A Rovigo è in corso nelle sale del palazzo Roverella una mostra tematica che durerà fino al 22 giugno, intitolata L’ossessione nordica, nella quale viene presentata una fascinosa antologia di autori che non si incanalarono per le vie aperte dalla pittura impressionista, che non sentirono il richiamo dell’arte futurista, ma che vissero in una loro ricerca alquanto eterodossa, alcuni a forte influenza letteraria, altri presi dalla seduzione di charme e stile, altri, infine, nell’aere ambiguo del simbolismo (Wagner, Maeterlinck, Louys e la decadenza da Verlaine, Rimbaud e Mallarmé), di fronte all’irreducibilità della natura che fa sedere allo stesso tavolo da gioco elfi e furie.

È iniziata l’epoca della fine degli imperi e della centralità e là dove, in assenza dell’imitazione delle capitali del mondo, sembrava non esserci niente, al posto di quel nulla che sono le imitazioni comincia a fiorire qualcosa di inusitato, originale, insolito.
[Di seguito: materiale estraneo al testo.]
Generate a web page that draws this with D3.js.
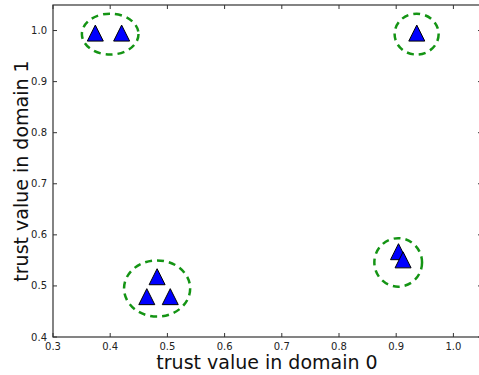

È così in musica, coi Sibelius, gli Janacek, i Nielsen, i Kodaly e anche gli Ives; è così nell’arte figurativa, che qui mostra uno spicchio dell’emancipazione di parte della periferia d’Europa dal primato che, a fine Ottocento, era sostanzialmente francese.

Ora, nel Vecchio continente, l’unico considerato ai fino culturali, non solo lo scandinavo Munch è figura che emerge dalla periferia, ma lo sono lo svizzero Böcklin, il tedesco Klinger e, più che ragionevolmente, il greco De Chirico: tutti artisti cui il Novecento attribuirà posizioni dominanti nell’evoluzione dell’arte del XX secolo.

Per quel che riguarda ciò che questa mostra isola, domina il fascino dell’inverno, per cui i sentimenti si dispongono più che altro sul versante della melanconia.

Fosse tutta così, la mostra sarebbe un triste cimitero di luoghi comuni alla Edgar Wind (di cui in questa mostra non c’è traccia) o alla Fernand Khnopff. Comunque al carattere letterario di questa cultura bastano quei maestri tecnicamente bravi quanto tardo pompier nell’immaginario che rispondono ai nomi di Luigi Bonazza, Adolfo de Carolis, Ettore Tito, Glauco Cambon e Gaetano Cresseri e qualcun altro. La mostra potrà anche fornire un appoggio ai loro mercati, ma serba qualcosa di migliore.

C’è il selvaggio von Stuck, il proto-surrealista De Chirico; non c’è l’isola dei morti di Böcklin, ma alcune sue filiazioni, firmate da Diefenbach e da Teodoro Wolf Ferrari, figlio del pittore tedesco August Wolf, e fratello del musicista Ermanno (I quattro rusteghi da Goldoni, Il segreto di Susanna); ci sono dei primitivismi studiati che giocano, coscienti di farlo o no, col Le sacre di Stravinskij, come Centauri e naiadi di Max Klinger; c’è uno struggente Casorati, Le due bambine, del 1912. Mentre Mario de Maria sembra guardare alla morte e ai dannati col filtro del Dante di Doré, Carl Larsson, uno svedese del secondo Ottocento, appare quale un Norman Rockwell senza notizie, senza un giornale. Ha naturaliter lo stile dell’illustratore: i suoi lavori sono pieni di vita grazie al colore e al nitore di quel che mostrano. Fece degli acquarelli di un’abitazione ideale e pubblicò un libro illustrato, La casa del sole, che gli diedero grande notorietà locale. La sua casa, tramite la diffusione di riproduzioni a stampa dei suoi disegni, divenne un modello. È ancor oggi visitabile, e visitata, a Sundborn.

Senza tema di understatement, la mostra offre alcuni multipli di Klinger, di Munch e di Alberto Martini che, partito da ispirazioni letterarie, si trasformò lentamente in un surrealista molto studiato, di modesta efficacia.